Immersive travel courses offer unprecedented access to private collections, behind the scenes tours by museum curators, visits to off-the-beaten-path public art collections, and discussions with scholars.
To fulfill the core course requirement of ARHS 6013: Immersive Travel, students will take a 10-day January intersession course focusing on sites and collections in the Southern U.S. They may fulfill the Immersive Travel requirement by instead taking international travel courses when they are offered. The first international travel course for MA program students will be offered in 2024, with travel to Mexico.

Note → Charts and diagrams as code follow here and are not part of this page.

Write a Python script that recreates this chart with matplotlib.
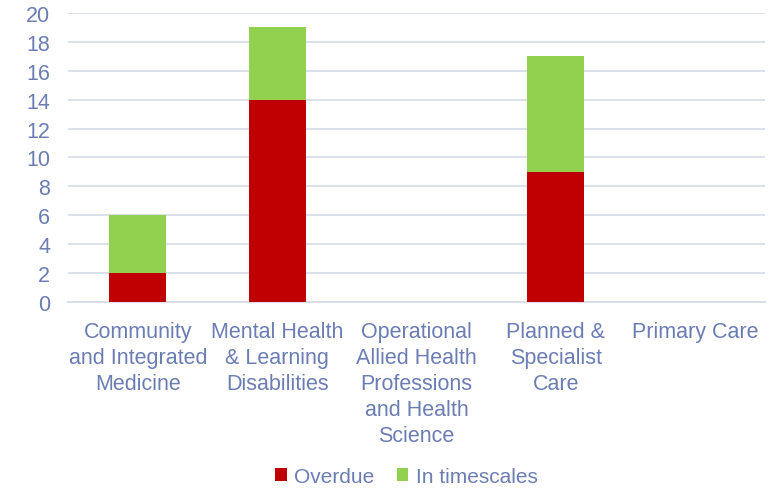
import matplotlib
matplotlib.use("Agg")
import matplotlib.pyplot as plt
import numpy as np

categories = [
    "Community\nand Integrated\nMedicine",
    "Mental Health\n& Learning\nDisabilities",
    "Operational\nAllied Health\nProfessions\nand Health\nScience",
    "Planned &\nSpecialist\nCare",
    "Primary Care",
]
overdue = [2, 14, 0, 9, 0]
in_timescales = [4, 5, 0, 8, 0]
yticks = [0, 2, 4, 6, 8, 10, 12, 14, 16, 18, 20]

text_color = "#6B7DB3"
grid_color = "#D9DCEA"
red = "#C00000"
green = "#92D050"

plt.rcParams["font.family"] = ["Liberation Sans", "DejaVu Sans"]

fig = plt.figure(figsize=(7.74, 4.89), dpi=100)
ax = fig.add_axes([0.088, 0.3804, 0.9, 0.591])

x = np.arange(len(categories))
width = 0.41
ax.bar(x, overdue, width, color=red, label="Overdue", zorder=3)
ax.bar(x, in_timescales, width, bottom=overdue, color=green,
       label="In timescales", zorder=3)

ax.set_xlim(-0.5, len(categories) - 0.5)
ax.set_ylim(0, 20)
ax.set_yticks(yticks)
ax.yaxis.grid(True, color=grid_color, linewidth=1.3, zorder=0)
ax.set_axisbelow(True)

for s in ["top", "right", "left"]:
    ax.spines[s].set_visible(False)
ax.spines["bottom"].set_color(grid_color)
ax.spines["bottom"].set_linewidth(1.3)

ax.tick_params(axis="both", length=0, labelsize=15.5, colors=text_color)
ax.tick_params(axis="y", pad=13)
ax.tick_params(axis="x", pad=14)
ax.set_xticks(x)
ax.set_xticklabels(categories, linespacing=1.3, va="top")

leg = fig.legend(loc="lower center", bbox_to_anchor=(0.525, -0.025), ncol=2,
                 frameon=False, fontsize=15, handlelength=0.55,
                 handleheight=0.55, handletextpad=0.35, columnspacing=1.1,
                 borderaxespad=0.3)
for t in leg.get_texts():
    t.set_color(text_color)

fig.savefig("out.png", dpi=100)
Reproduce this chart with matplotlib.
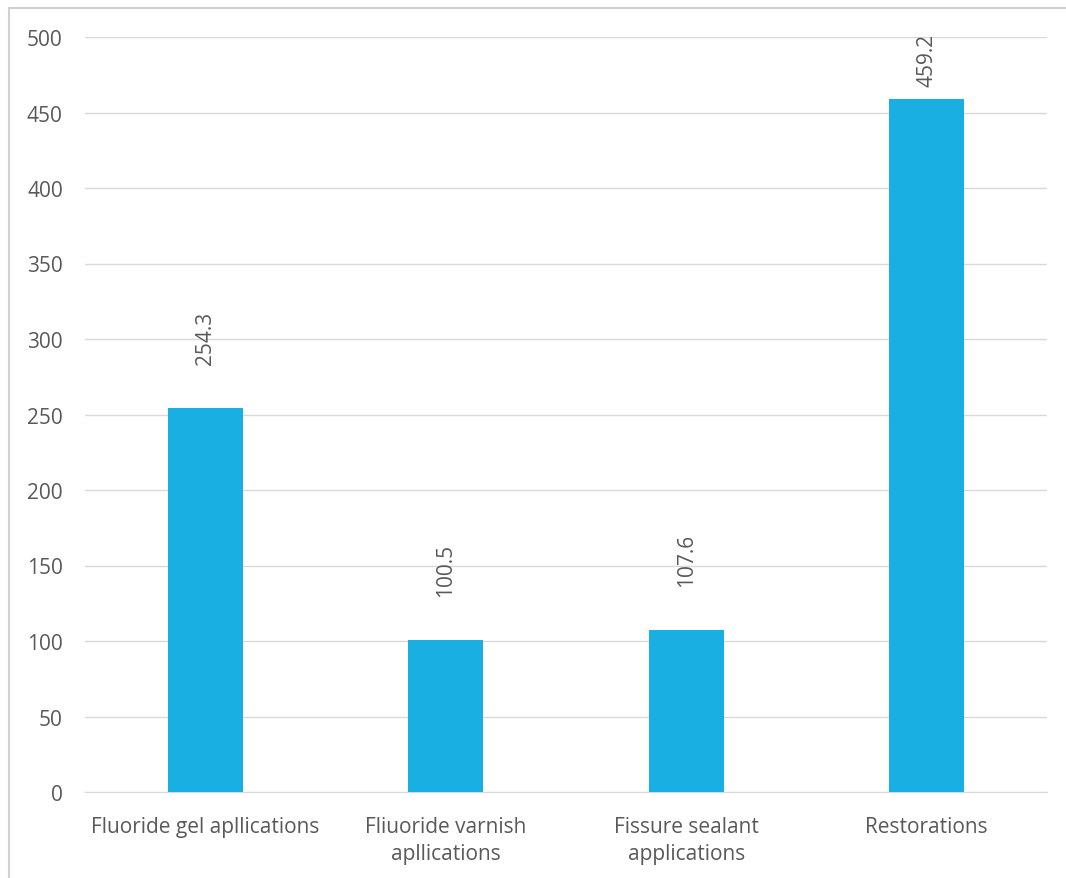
import matplotlib
matplotlib.use("Agg")
import matplotlib.pyplot as plt
from matplotlib.lines import Line2D

categories = ["Fluoride gel apllications", "Fliuoride varnish\napllications",
              "Fissure sealant\napplications", "Restorations"]
values = [254.3, 100.5, 107.6, 459.2]
yticks = [0, 50, 100, 150, 200, 250, 300, 350, 400, 450, 500]

plt.rcParams['font.family'] = ['Open Sans', 'DejaVu Sans']
text_color = '#595959'
fs = 15

fig = plt.figure(figsize=(10.66, 8.79), dpi=100)
ax = fig.add_axes([85/1066, 1-793/879, (1047-85)/1066, (793-38)/879])

x = list(range(len(categories)))
ax.bar(x, values, width=0.31, color='#1aafe3', zorder=3)
ax.set_xlim(-0.5, len(categories) - 0.5)
ax.set_ylim(0, 500)
ax.set_yticks(yticks)
ax.set_yticklabels([str(t) for t in yticks])
ax.set_xticks(x)
ax.set_xticklabels(categories, linespacing=1.4)
ax.grid(axis='y', color='#d9d9d9', linewidth=1.0, zorder=0)
for s in ['top', 'right', 'left']:
    ax.spines[s].set_visible(False)
ax.spines['bottom'].set_color('#d9d9d9')
ax.tick_params(axis='both', length=0, labelsize=fs, colors=text_color)
ax.tick_params(axis='y', pad=16)
ax.tick_params(axis='x', pad=17)

gap = 29.0
for xi, v in zip(x, values):
    yb = min(v + gap, 467.5)
    ax.text(xi, yb, f"{v:.1f}", rotation=90, ha='center', va='bottom',
            fontsize=fs, color=text_color)

border = '#d0d0d0'
fig.lines.append(Line2D([9/1066, 1], [1-9/879, 1-9/879], transform=fig.transFigure,
                        color=border, linewidth=1.5))
fig.lines.append(Line2D([9/1066, 9/1066], [0, 1-9/879], transform=fig.transFigure,
                        color=border, linewidth=1.5))

fig.savefig("out.png", dpi=100)
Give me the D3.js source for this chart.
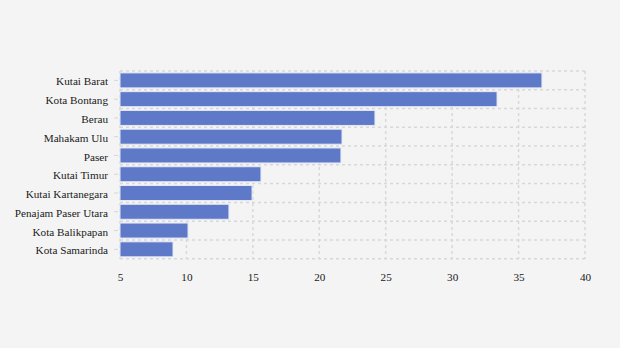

John Blakinger, Endowed Associate Professor of Contemporary Art and Director of the Art History Program
Jennifer Greenhill, Endowed Professor of American Art; Graduate Director; Director of Museum + Strategic Partnerships for the School of Art
Lynn Jacobs, Distinguished Professor
Abra Levenson, Assistant Professor
Ana Pulido Rull, Endowed Associate Professor
Alexis Salas, Endowed Assistant Professor of Arts of the Americas
Janine Sytsma, Assistant Professor of Art History
Kim Sexton, Associate Professor of Architectural History and Art History
Rhodora Vennarucci, Assistant Professor of Classics and Art History
Austen Barron Bailly – Chief Curator, Crystal Bridges
Alejo Benedetti – Associate Curator, Contemporary Art, Crystal Bridges
Mindy Besaw – Curator of American Art, Director of Fellowships, Research, and University Partnerships, Crystal Bridges
Ashley Holland – Curator and Director of Curatorial Initiatives, Art Bridges Foundation
Jen Padgett – Windgate Curator of Craft, Crystal Bridges
Xuxa Rodríguez – Associate Curator, Contemporary Art, Crystal Bridges
All students in the M.A. art history program receive full tuition waivers and a generous stipend, with take-home annual support offered through a mix of graduate assistantships and fellowships that support research, travel, internships, language learning, and other academic activities.